Silver went still. “Will it work?”

“No,” Ashaya said after a thoughtful minute. “You’re not hearing through your auditory canal or any other part of your ear. The input is definitely coming in via a psychic pathway.” She looked at Amara.

Purest quiet reigned for thirty seconds, the two sharing data.

“My twin is correct,” Amara said afterward in the same flat tone.

And so it went.

All the while, she felt Valentin inside her, a huge presence full of an intrinsic wildness wrapped around her like a living shield.

• • •

HAVING received a message from Silver that she was on her way home after “having her brain mapped to the last neuron,” Valentin had intended to wait for her at the border to StoneWater lands. He’d planned to see if he could pull off a modified tiny-gangster trick just to make her laugh.

All his plans changed when he felt a painful yank inside him just as night began to fall. That sensation was of a healer reaching out desperately for their alpha’s strength. Not Nova. A younger healer who was nonetheless bonded to his alpha.

Valentin didn’t delay even long enough to send his Starlight a message. He headed straight for the healer in distress. Silver would understand. She was an alpha, too.

“Sergey,” he said, stepping out of the trees in front of the cave system that held those of his clan who’d left him. “Who’s hurt?”

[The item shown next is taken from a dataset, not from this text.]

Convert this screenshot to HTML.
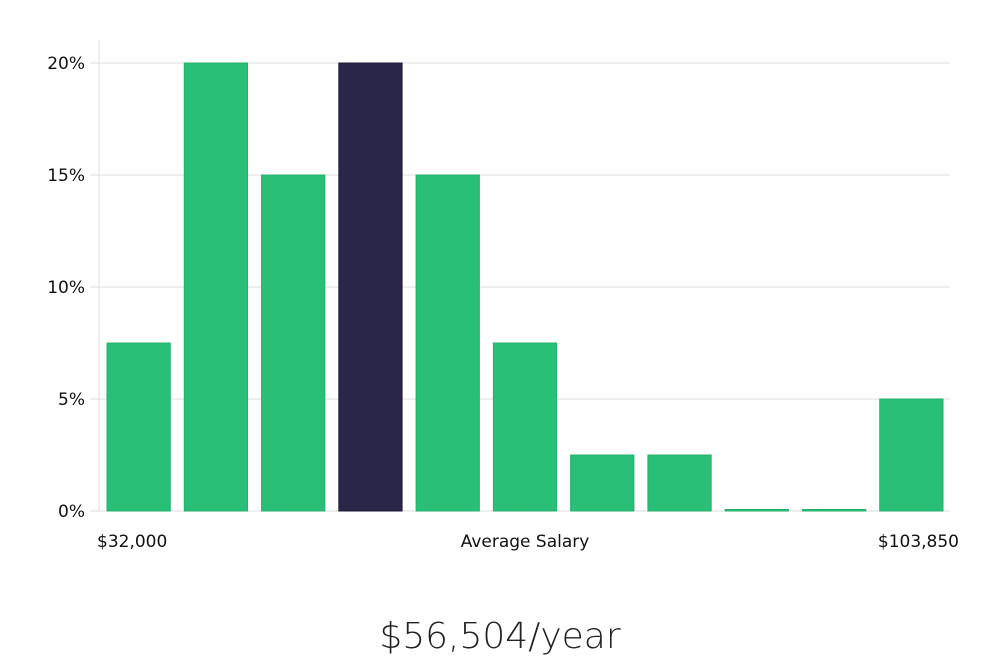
<!DOCTYPE html>
<html><head><meta charset="utf-8"><style>
body{margin:0;background:#fff;width:1000px;height:660px;overflow:hidden;font-family:"DejaVu Sans","Liberation Sans",sans-serif}
</style></head><body>
<svg width="1000" height="660">
<g id="grid"></g><g id="bars"></g><g id="labels"></g>
<text x="500" y="648" text-anchor="middle" font-size="36" fill="#222" font-weight="300" font-family="'DejaVu Sans','Liberation Sans',sans-serif" style="font-stretch:condensed">$56,504/year</text>
</svg>
<script>
const categories=["b1","b2","b3","b4","b5","b6","b7","b8","b9","b10","b11"];
const values=[7.5,20,15,20,15,7.5,2.5,2.5,0,0,5];
const highlight=[false,false,false,true,false,false,false,false,false,false,false];
const yTicks=[0,5,10,15,20];
const xLabels=["$32,000","Average Salary","$103,850"];
const NS="http://www.w3.org/2000/svg";
const x0=100,x1=950,y0=511,yTop=63,yMax=20;
const y=v=>y0-(v/yMax)*(y0-yTop);
const slot=(x1-x0)/categories.length;
function mk(t,a,p){const e=document.createElementNS(NS,t);for(const k in a)e.setAttribute(k,a[k]);p.appendChild(e);return e;}
const g=document.getElementById('grid'),b=document.getElementById('bars'),l=document.getElementById('labels');
const ax=mk('line',{x1:99,x2:99,y1:40,y2:y0,stroke:'#ddd','stroke-width':1},g);


yTicks.forEach(t=>{
 const ln=mk('line',{x1:90,x2:x1,y1:y(t),y2:y(t),stroke:'#ddd','stroke-width':1},g);
 
 
 const tx=mk('text',{x:85,y:y(t)+6,'text-anchor':'end','font-size':17,fill:'#111'},l);
 tx.textContent=t+'%';
 
 
});
values.forEach((v,i)=>{
 const h=Math.max(y0-y(v),1.5);
 const r=mk('rect',{x:x0+i*slot+7,y:y0-h,width:slot-14,height:h,fill:highlight[i]?'#292747':'#2abf77',stroke:highlight[i]?'#1e1c3a':'#25b06c','stroke-width':1},b);
 
 
});
const pos=[[97,'start'],[525,'middle'],[959,'end']];
xLabels.forEach((s,i)=>{
 const tx=mk('text',{x:pos[i][0],y:547,'text-anchor':pos[i][1],'font-size':17,fill:'#111'},l);
 tx.textContent=s;
 
 
});
</script>
</body></html>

The tall man of his father’s generation, a man who had been first second to Mikhail, folded his arms. “You have no right to be here.” White lines bracketing his mouth, he stood his ground, though he was having difficulty meeting Valentin’s gaze.

While Sergey’s human half had rejected Valentin, the animal knew he was alpha, knew that Sergey shouldn’t be trying to oppose him. But Valentin wasn’t here to win by force. If it had been about that, he could’ve subjugated this group eight months ago, when he’d taken over from Zoya and they’d broken away.

“I don’t have time for a pissing contest.” Valentin was too angry to watch his words—if what he suspected was true, Sergey had let down not just a clanmate but a healer at that. “Someone is badly wounded, and you have only a trainee healer.” That trainee, Artem, had come with the splinter group because Sergey was his father—and because a healer needed to come with them. “Why haven’t you called Nova?”

“Artem is helping him,” Sergey insisted. “There’s no need to further stretch Nova. She’s already been to see us twice in the past week.”

That statement might’ve softened Valentin if not for one thing. “Your son is killing himself for you.” Claws shoved at his fingertips, his bear enraged. “Nova warned me that Artem is already worn down to the bone. I knew you were a stubborn durak but I didn’t think you’d be stubborn enough to put your own child’s life at risk. Now, who the fuck is hurt?”

Sergey went white under the roaring force of Valentin’s dominance. “It’s Jovan.” His shoulders slumped. “He got into a fight with Laine and they both shifted. It went to hell in a heartbeat. Laine is scratched up but otherwise fine—he got Jovan in the gut with his claws.”

Valentin saw the pain on the other man’s face, saw the stress. But he also saw the guilt: the teens were becoming aggressive in the absence of an alpha to calm their bears, and Sergey knew it. They would discuss that later. Right now, Valentin had other priorities. “Take me to them.”

Sergey didn’t argue again, just turned and led Valentin into the cave system. Pinched faces and stark eyes met his when he walked in. A few jerked toward him, held themselves back at the last minute.

Valentin’s bear raged, wounded and angry, but Valentin couldn’t force this. These clanmates had to come to him, had to choose to trust him. He made eye contact with every bear he passed, and he smiled at the cubs—who did run to him, crying “Mishka! Mishka!”